Depois de uma visita em contra-relógio a três capitais europeias em dois dias, Volodymyr Zelensky recebeu várias centenas de milhões de euros, aviões de combate “F-16” e garantias de segurança.
Espanha prometeu fornecer apoio militar à Ucrânia no valor de mil milhões de euros. O compromisso está no acordo assinado na segunda-feira (27) entre o presidente ucraniano, Volodymyr Zelensky, e o primeiro-ministro espanhol, Pedro Sánchez, em Madrid.
Em Bruxelas, a Bélgica anunciou que vai atribuir um pacote de ajuda militar no valor de pelo menos 977 milhões de euros à Ucrânia no decorrer deste ano, ao abrigo do acordo assinado na terça-feira (28). O presidente ucraniano conseguiu igualmente o compromisso da Bélgica para fornecer 30 caças “F-16” nos próximos quatro anos.
Em Lisboa, onde o presidente ucraniano recebeu as promessas mais reduzidas de apoio militar e financeiro, a Ucrânia pode não ter saído de mãos a abanar, diz José Pinto.
O líder ucraniano conseguiu de Portugal uma arma poderosa e difícil de quantificar, mas de “um enorme valor geoestratégico”, referiu.
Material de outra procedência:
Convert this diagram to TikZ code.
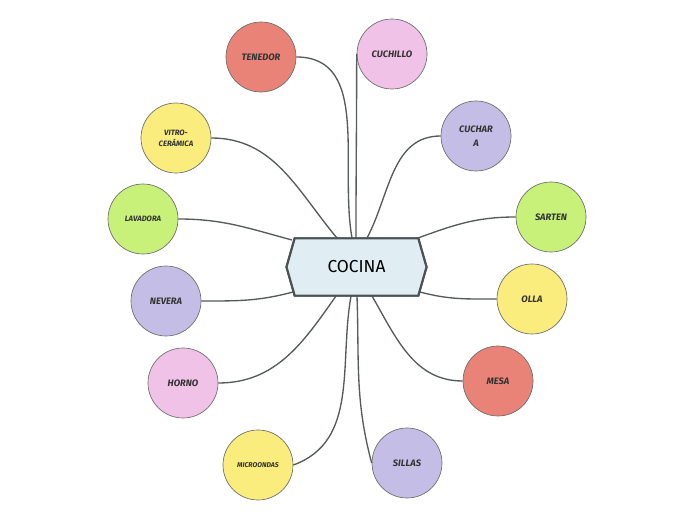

“O apoio militar e financeiro português é quase insignificante. É o elemento político e diplomático que trouxe Zelensky a Lisboa. Portugal tem um enorme valor geoestratégico, que pode beneficiar muito a causa ucraniana: nós temos uma forte influência em países que a Ucrânia quer trazer para a sua causa”, explica José Filipe Pinto.
Para o académico, Volodymyr Zelesnky sabia que não podia esperar de Portugal um pacote de apoio militar capaz de alterar significativamente a dinâmica no campo de batalha.
É de referir que Luís Montenegro, primeiro-ministro português, “ofereceu” 126 milhões de euros em apoio militar, dos quais 100 milhões já tinham sido prometidos pelo Governo de António Costa, para ajudar a Ucrânia a comprar munições de 155 mm na iniciativa da Chéquia.
Mas, para o líder ucraniano, o verdadeiro interesse estava no apoio que Lisboa pode dar no campo diplomático, que faz com que Portugal seja “mais do que um rectângulo junto ao Atlântico”.